## Instructions for the task
Return only the number of lines that hold "this".

## Stored rows

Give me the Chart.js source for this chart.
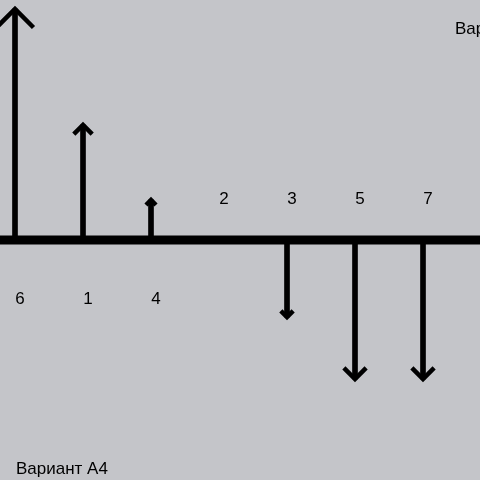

* * *

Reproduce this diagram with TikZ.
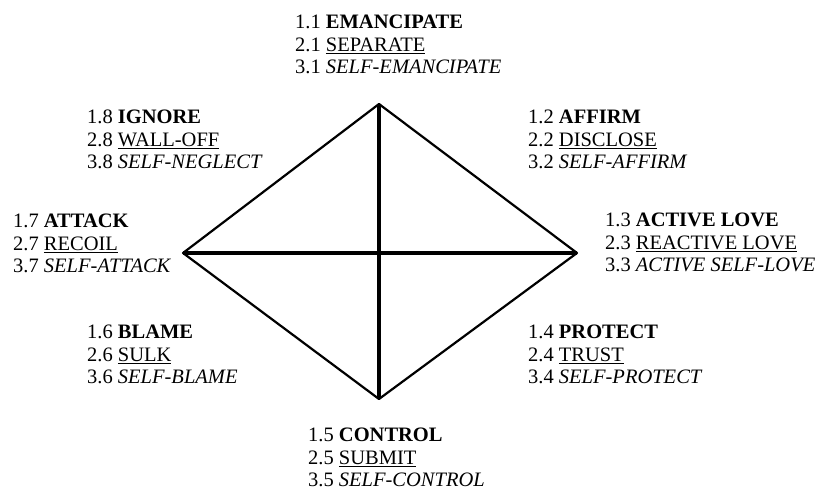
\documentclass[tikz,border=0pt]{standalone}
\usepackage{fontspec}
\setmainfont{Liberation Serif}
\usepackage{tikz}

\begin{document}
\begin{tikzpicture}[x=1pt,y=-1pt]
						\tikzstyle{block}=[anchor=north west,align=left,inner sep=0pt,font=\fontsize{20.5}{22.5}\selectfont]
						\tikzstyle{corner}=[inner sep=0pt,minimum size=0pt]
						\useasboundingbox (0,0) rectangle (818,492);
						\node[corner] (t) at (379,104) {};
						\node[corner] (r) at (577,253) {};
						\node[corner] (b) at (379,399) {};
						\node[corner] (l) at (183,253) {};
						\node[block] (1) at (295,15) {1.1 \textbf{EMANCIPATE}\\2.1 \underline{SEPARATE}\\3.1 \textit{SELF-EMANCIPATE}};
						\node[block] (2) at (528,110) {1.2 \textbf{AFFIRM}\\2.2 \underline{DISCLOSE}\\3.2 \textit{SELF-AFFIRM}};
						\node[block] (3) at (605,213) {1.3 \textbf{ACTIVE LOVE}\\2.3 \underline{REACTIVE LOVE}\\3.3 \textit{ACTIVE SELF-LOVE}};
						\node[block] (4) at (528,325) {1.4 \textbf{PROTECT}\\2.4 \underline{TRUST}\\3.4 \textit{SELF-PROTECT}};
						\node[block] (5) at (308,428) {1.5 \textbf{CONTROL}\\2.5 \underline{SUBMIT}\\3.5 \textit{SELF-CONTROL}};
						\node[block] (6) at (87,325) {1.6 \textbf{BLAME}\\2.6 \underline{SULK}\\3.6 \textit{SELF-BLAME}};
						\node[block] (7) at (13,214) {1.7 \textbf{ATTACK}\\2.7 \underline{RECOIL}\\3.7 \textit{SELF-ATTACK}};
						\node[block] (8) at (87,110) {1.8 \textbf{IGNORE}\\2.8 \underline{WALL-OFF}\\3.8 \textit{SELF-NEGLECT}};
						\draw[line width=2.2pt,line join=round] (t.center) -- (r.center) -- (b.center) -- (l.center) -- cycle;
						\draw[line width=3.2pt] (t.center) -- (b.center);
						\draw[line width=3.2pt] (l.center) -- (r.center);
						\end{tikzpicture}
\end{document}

## Finished task
2